I am trying to pull data from a website: https://transtats.bts.gov/PREZIP/
I am interested in downloading the datasets named Origin_and_Destination_Survey_DB1BMarket_1993_1.zip to Origin_and_Destination_Survey_DB1BMarket_2021_3.zip
For this I am trying to automate and put the url in a loop
# dates of all files
year_quarter_comb <- crossing(year = 1993:2021, quarter = 1:4) %>%
mutate(year_quarter_comb = str_c(year, "_", quarter)) %>%
pull(year_quarter_comb)
# download all files
for(year_quarter in year_quarter_comb){
get_BTS_data(str_glue("https://transtats.bts.gov/PREZIP/Origin_and_Destination_Survey_DB1BMarket_", year_quarter, ".zip"))
}
What I was wondering is how I can exclude 2021 quarter 4 since the data for this is not available yet. Also is there a better way to automate the task? I was thinking of matching by "DB1BMarket" but R is actually case-sensitive. The names for certain dates change to "DB1BMARKET"

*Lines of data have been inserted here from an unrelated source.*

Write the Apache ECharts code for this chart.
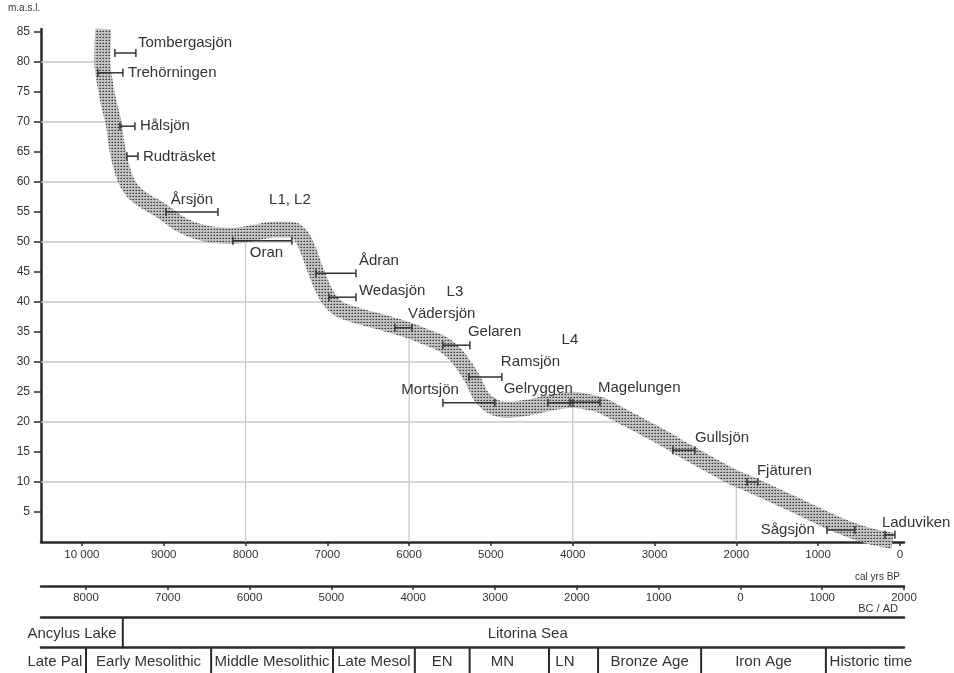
<!DOCTYPE html>
<html><head><meta charset="utf-8">
<script src="https://cdn.jsdelivr.net/npm/echarts@6/dist/echarts.min.js"></script>
<style>html,body{margin:0;padding:0;background:#fff}#c{width:954px;height:673px}</style>
</head><body><div id="c"></div>
<script>
// ---------- DATA ----------
const shoreAge   = [9740, 9750, 9725, 9670, 9615, 9560, 9470, 9380, 9250, 9100, 8985, 8800, 8600, 8400, 8150, 7900, 7650, 7450, 7320, 7230, 7150, 7060, 6970, 6850, 6600, 6300, 6050, 5800, 5590, 5450, 5340, 5230, 5120, 4980, 4800, 4550, 4280, 4000, 3800, 3650, 3480, 2850, 2640, 2040, 1830, 1220, 820, 400, 90];
const shoreLevel = [85.5, 80, 77, 73, 70, 65, 60.5, 58.5, 57, 55.8, 54.8, 53, 51.8, 51.2, 51, 51.5, 52.1, 52.1, 51, 48.5, 45.5, 42.5, 40.3, 38.8, 37.6, 36.5, 35.5, 34.2, 33, 31.5, 29.6, 27.3, 24.3, 22.6, 22, 22.4, 23.2, 23.7, 23.3, 22.8, 21.6, 17, 15.3, 10.8, 9.6, 5.8, 3.2, 1.1, 0.2];

const lakeNames = ['Tombergasjön','Trehörningen','Hålsjön','Rudträsket','Årsjön','Oran','Ådran','Wedasjön','Vädersjön','Gelaren','Ramsjön','Mortsjön','Gelryggen','Magelungen','Gullsjön','Fjäturen','Sågsjön','Laduviken'];
const lakeLevel = [81.5, 78.2, 69.3, 64.3, 55.0, 50.2, 44.8, 40.8, 35.7, 32.8, 27.5, 23.2, 23.2, 23.3, 15.3, 10.0, 2.0, 1.2];
const lakeFrom  = [9597, 9804, 9535, 9450, 8973, 8154, 7139, 6980, 6174, 5587, 5269, 5587, 4303, 4034, 2775, 1870, 892, 183];
const lakeTo    = [9340, 9499, 9352, 9315, 8337, 7433, 6650, 6650, 5966, 5257, 4866, 4951, 3998, 3667, 2506, 1736, 550, 61];

const noteNames = ['L1, L2', 'L3', 'L4'];
const noteAge   = [7457, 5440, 4034];
const noteLevel = [57, 41.7, 33.7];

const calTicks = [10000, 9000, 8000, 7000, 6000, 5000, 4000, 3000, 2000, 1000, 0];
const calTickLabels = ['10 000','9000','8000','7000','6000','5000','4000','3000','2000','1000','0'];
const bcadTicks = [9950, 8950, 7950, 6950, 5950, 4950, 3950, 2950, 1950, 950, -50];
const bcadTickLabels = ['8000','7000','6000','5000','4000','3000','2000','1000','0','1000','2000'];
const levelTicks = [5,10,15,20,25,30,35,40,45,50,55,60,65,70,75,80,85];

const gridLevels = [80, 70, 60, 50, 40, 30, 20, 10];
const gridAges = [8000, 6000, 4000, 2000];

const basinDividers = [9500];
const basinNames = ['Ancylus Lake', 'Litorina Sea'];
const basinLabelAge = [10120, 4550];
const periodDividers = [9950, 8420, 6930, 5930, 5260, 4290, 3690, 2430, 905];
const periodNames = ['Late Pal','Early Mesolithic','Middle Mesolithic','Late Mesol','EN','MN','LN','Bronze Age','Iron Age','Historic time'];
const periodLabelAge = [10330, 9185, 7675, 6430, 5595, 4860, 4095, 3060, 1667, 355];

// ---------- STYLE / PLACEMENT (pixels) ----------
const labelPlace = {
  'Tombergasjön': ['R', 2, -10, 'left'],
  'Trehörningen': ['R', 5, 0, 'left'],
  'Hålsjön': ['R', 5, 0, 'left'],
  'Rudträsket': ['R', 5, 1, 'left'],
  'Årsjön': ['C', 0, -12, 'center'],
  'Oran': ['C', 4, 12, 'center'],
  'Ådran': ['R', 3, -12, 'left'],
  'Wedasjön': ['R', 3, -6, 'left'],
  'Vädersjön': ['R', -4, -14, 'left'],
  'Gelaren': ['R', -2, -13, 'left'],
  'Ramsjön': ['R', -1, -15, 'left'],
  'Mortsjön': ['L', 16, -13, 'right'],
  'Gelryggen': ['R', 0, -14, 'right'],
  'Magelungen': ['R', -2, -14, 'left'],
  'Gullsjön': ['R', 0, -12, 'left'],
  'Fjäturen': ['R', -1, -11, 'left'],
  'Sågsjön': ['L', -12, 0, 'right'],
  'Laduviken': ['L', -3, -12, 'left']
};
const FONT = "'Liberation Sans', Arial, Helvetica, sans-serif";
const TXT = '#333';
const LBL = 15;

// ---------- helpers ----------
function crossAge(v) {
  for (let i = 0; i < shoreAge.length - 1; i++) {
    const a = shoreLevel[i], b = shoreLevel[i + 1];
    if ((a - v) * (b - v) <= 0 && a !== b) {
      return shoreAge[i] + (v - a) / (b - a) * (shoreAge[i + 1] - shoreAge[i]);
    }
  }
  return 0;
}
function levelAt(t) {
  for (let i = 0; i < shoreAge.length - 1; i++) {
    const a = shoreAge[i], b = shoreAge[i + 1];
    if ((a - t) * (b - t) <= 0 && a !== b) {
      return shoreLevel[i] + (t - a) / (b - a) * (shoreLevel[i + 1] - shoreLevel[i]);
    }
  }
  return 0;
}
function makePattern() {
  const c = document.createElement('canvas'); c.width = 3; c.height = 3;
  const g = c.getContext('2d');
  g.fillStyle = '#c4c4c4'; g.fillRect(0, 0, 3, 3);
  g.fillStyle = '#383838'; g.fillRect(1, 1, 1, 1);
  g.fillStyle = '#737373'; g.fillRect(0, 1, 1, 1);
  g.fillStyle = '#a4a4a4'; g.fillRect(1, 0, 1, 1);
  return c;
}

const AGE_MIN = -50, AGE_MAX = 10500;
const gridSegs = [];
gridLevels.forEach(v => gridSegs.push([AGE_MAX, v, crossAge(v), v]));
gridAges.forEach(t => gridSegs.push([t, 0, t, levelAt(t)]));

const chart = echarts.init(document.getElementById('c'), null, {renderer: 'canvas'});

function xAx(grid, extra) {
  return Object.assign({
    type: 'value', gridIndex: grid, min: AGE_MIN, max: AGE_MAX, inverse: true,
    splitLine: {show: false}
  }, extra);
}
const AXC = '#2a2a2a';

const option = {
  animation: false,
  backgroundColor: '#fff',
  textStyle: {fontFamily: FONT},
  grid: [
    {left: 41, right: 50, top: 29, bottom: 131},
    {left: 41, right: 50, top: 617, height: 30},
    {left: 41, right: 50, top: 647, height: 30}
  ],
  xAxis: [
    xAx(0, {position: 'bottom',
      axisLine: {show: true, onZero: false, lineStyle: {color: AXC, width: 2.5}},
      axisTick: {show: true, customValues: calTicks, length: 4, lineStyle: {color: AXC, width: 1.5}},
      axisLabel: {customValues: calTicks, formatter: v => calTickLabels[calTicks.indexOf(v)], margin: 7, fontSize: 11.5, color: TXT, fontFamily: FONT}
    }),
    xAx(0, {position: 'bottom', offset: 44,
      axisLine: {show: true, onZero: false, lineStyle: {color: AXC, width: 2.5}},
      axisTick: {show: true, customValues: bcadTicks, length: 4, lineStyle: {color: AXC, width: 1.5}},
      axisLabel: {customValues: bcadTicks, formatter: v => bcadTickLabels[bcadTicks.indexOf(v)], margin: 6, fontSize: 11.5, color: TXT, fontFamily: FONT}
    }),
    xAx(1, {position: 'top', axisLine: {show: true, onZero: false, lineStyle: {color: AXC, width: 2.5}}, axisTick: {show: false}, axisLabel: {show: false}}),
    xAx(2, {position: 'top', axisLine: {show: true, onZero: false, lineStyle: {color: AXC, width: 2.5}}, axisTick: {show: false}, axisLabel: {show: false}})
  ],
  yAxis: [
    {type: 'value', gridIndex: 0, min: 0, max: 85.5, position: 'left',
      axisLine: {show: true, onZero: false, lineStyle: {color: AXC, width: 2.5}},
      axisTick: {show: true, customValues: levelTicks, length: 7, lineStyle: {color: AXC, width: 1.5}},
      axisLabel: {customValues: levelTicks, margin: 11, fontSize: 12, color: TXT, fontFamily: FONT},
      splitLine: {show: false}},
    {type: 'value', gridIndex: 1, min: 0, max: 1, show: false},
    {type: 'value', gridIndex: 2, min: 0, max: 1, show: false}
  ],
  graphic: [
    {type: 'text', left: 8, top: 3, style: {text: 'm.a.s.l.', fontSize: 10, fontFamily: FONT, fill: TXT}},
    {type: 'text', right: 54, top: 572, style: {text: 'cal yrs BP', fontSize: 10, fontFamily: FONT, fill: TXT}},
    {type: 'text', right: 56, top: 603, style: {text: 'BC / AD', fontSize: 11, fontFamily: FONT, fill: TXT}}
  ],
  series: [
    { // grid lines ending at the shoreline
      type: 'custom', xAxisIndex: 0, yAxisIndex: 0, z: 1, silent: true,
      data: gridSegs,
      renderItem: (p, api) => {
        const a = api.coord([api.value(0), api.value(1)]);
        const b = api.coord([api.value(2), api.value(3)]);
        return {type: 'line', shape: {x1: a[0], y1: a[1], x2: b[0], y2: b[1]}, style: {stroke: '#c8c8c8', lineWidth: 1.3}};
      }
    },
    { // shoreline band
      type: 'line', xAxisIndex: 0, yAxisIndex: 0, z: 2, silent: true,
      data: shoreAge.map((a, i) => [a, shoreLevel[i]]),
      showSymbol: false, symbol: 'none', smooth: 0.35, clip: false,
      lineStyle: {width: 16, color: {image: makePattern(), repeat: 'repeat'}, cap: 'butt', join: 'round'}
    },
    { // lake dating bars
      type: 'custom', xAxisIndex: 0, yAxisIndex: 0, z: 3, clip: false, silent: true,
      data: lakeNames.map((n, i) => [lakeLevel[i], lakeFrom[i], lakeTo[i], i]),
      renderItem: (p, api) => {
        const i = api.value(3), name = lakeNames[i];
        const a = api.coord([api.value(1), api.value(0)]);
        const b = api.coord([api.value(2), api.value(0)]);
        const pl = labelPlace[name];
        let ax = pl[0] === 'R' ? b[0] : pl[0] === 'L' ? a[0] : (a[0] + b[0]) / 2;
        const st = {stroke: '#333', lineWidth: 1.5};
        return {type: 'group', children: [
          {type: 'line', shape: {x1: a[0], y1: a[1], x2: b[0], y2: b[1]}, style: st},
          {type: 'line', shape: {x1: a[0], y1: a[1] - 4, x2: a[0], y2: a[1] + 4}, style: st},
          {type: 'line', shape: {x1: b[0], y1: b[1] - 4, x2: b[0], y2: b[1] + 4}, style: st},
          {type: 'text', x: ax + pl[1], y: a[1] + pl[2],
            style: {text: name, fill: TXT, fontSize: LBL, fontFamily: FONT, align: pl[3], verticalAlign: 'middle'}}
        ]};
      }
    },
    { // L notes
      type: 'custom', xAxisIndex: 0, yAxisIndex: 0, z: 3, silent: true,
      data: noteNames.map((n, i) => [noteAge[i], noteLevel[i], i]),
      renderItem: (p, api) => {
        const c = api.coord([api.value(0), api.value(1)]);
        return {type: 'text', x: c[0], y: c[1], style: {text: noteNames[api.value(2)], fill: TXT, fontSize: LBL, fontFamily: FONT, align: 'center', verticalAlign: 'middle'}};
      }
    },
    { // basin dividers
      type: 'custom', xAxisIndex: 2, yAxisIndex: 1, silent: true, clip: false,
      data: basinDividers.map(a => [a]),
      renderItem: (p, api) => {
        const a = api.coord([api.value(0), 1]), b = api.coord([api.value(0), 0]);
        return {type: 'line', shape: {x1: a[0], y1: a[1], x2: b[0], y2: b[1]}, style: {stroke: AXC, lineWidth: 2}};
      }
    },
    { // basin labels
      type: 'custom', xAxisIndex: 2, yAxisIndex: 1, silent: true, clip: false,
      data: basinNames.map((n, i) => [basinLabelAge[i], i]),
      renderItem: (p, api) => {
        const c = api.coord([api.value(0), 0.5]);
        return {type: 'text', x: c[0], y: c[1] + 2, style: {text: basinNames[api.value(1)], fill: TXT, fontSize: LBL, fontFamily: FONT, align: 'center', verticalAlign: 'middle'}};
      }
    },
    { // period dividers
      type: 'custom', xAxisIndex: 3, yAxisIndex: 2, silent: true, clip: false,
      data: periodDividers.map(a => [a]),
      renderItem: (p, api) => {
        const a = api.coord([api.value(0), 1]), b = api.coord([api.value(0), 0]);
        return {type: 'line', shape: {x1: a[0], y1: a[1], x2: b[0], y2: b[1]}, style: {stroke: AXC, lineWidth: 2}};
      }
    },
    { // period labels
      type: 'custom', xAxisIndex: 3, yAxisIndex: 2, silent: true, clip: false,
      data: periodNames.map((n, i) => [periodLabelAge[i], i]),
      renderItem: (p, api) => {
        const c = api.coord([api.value(0), 0.5]);
        return {type: 'text', x: c[0], y: c[1] + 2, style: {text: periodNames[api.value(1)], fill: TXT, fontSize: LBL, fontFamily: FONT, align: 'center', verticalAlign: 'middle'}};
      }
    }
  ]
};
chart.setOption(option);
</script>
</body></html>
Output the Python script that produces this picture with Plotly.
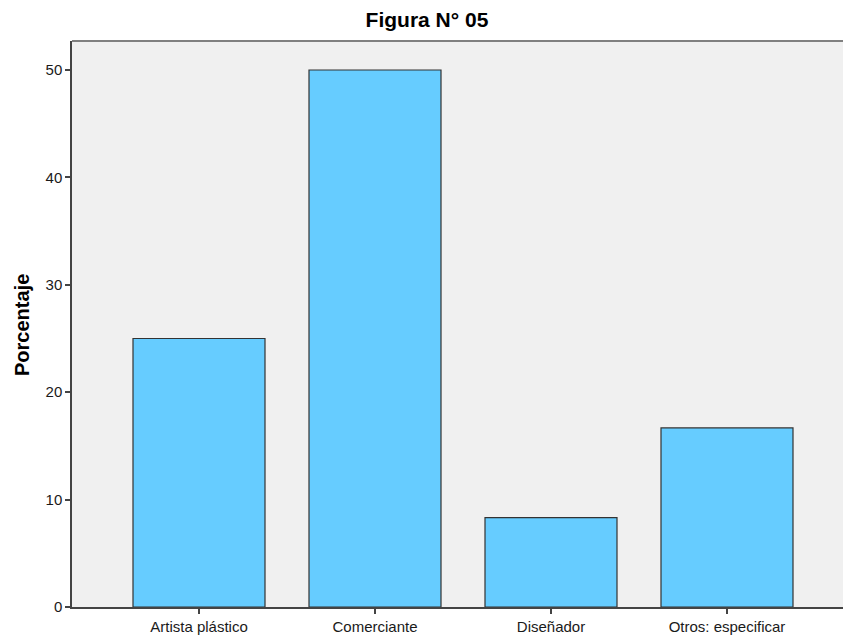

I can use this year_quarter_comb[-c(116)] to remove 2021_4 from the output:

EDIT: I was actually trying to download the files into a specific folder with these set of codes:
path_to_local <- "whatever location" # this is the folder where the raw data is stored.
# download data from BTS
get_BTS_data <- function(BTS_url) {
# INPUT: URL for the zip file with the data
# OUTPUT: NULL (this just downloads the data)
# store the download in the path_to_local folder
# down_file <- str_glue(path_to_local, "QCEW_Hawaii_", BLS_url %>% str_sub(34) %>% str_replace_all("/", "_"))
down_file <- str_glue(path_to_local, fs::path_file(BTS_url))
# download data to folder
QCEW_files <- BTS_url %>%
# download file
curl::curl_download(down_file)
}
EDIT2:
I edited the codes a little from the answer below and it runs:
url <- "http://transtats.bts.gov/PREZIP"
content <- read_html(url)
file_paths <- content %>%
html_nodes("a") %>%
html_attr("href")
origin_destination_paths <-
file_paths[grepl("DB1BM", file_paths)]
base_url <- "https://transtats.bts.gov"
origin_destination_urls <-
paste0(base_url, origin_destination_paths)
h <- new_handle()
handle_setopt(h, ssl_verifyhost = 0, ssl_verifypeer=0)
lapply(origin_destination_urls, function(x) {
tmp_file <- tempfile()
curl_download(x, tmp_file, handle = h)
unzip(tmp_file, overwrite = F, exdir = "airfare data")
})
It takes a while to download these datasets as the files are quite large. It downloaded files until 2007_2 but then I got an error with the curl connection dropping out.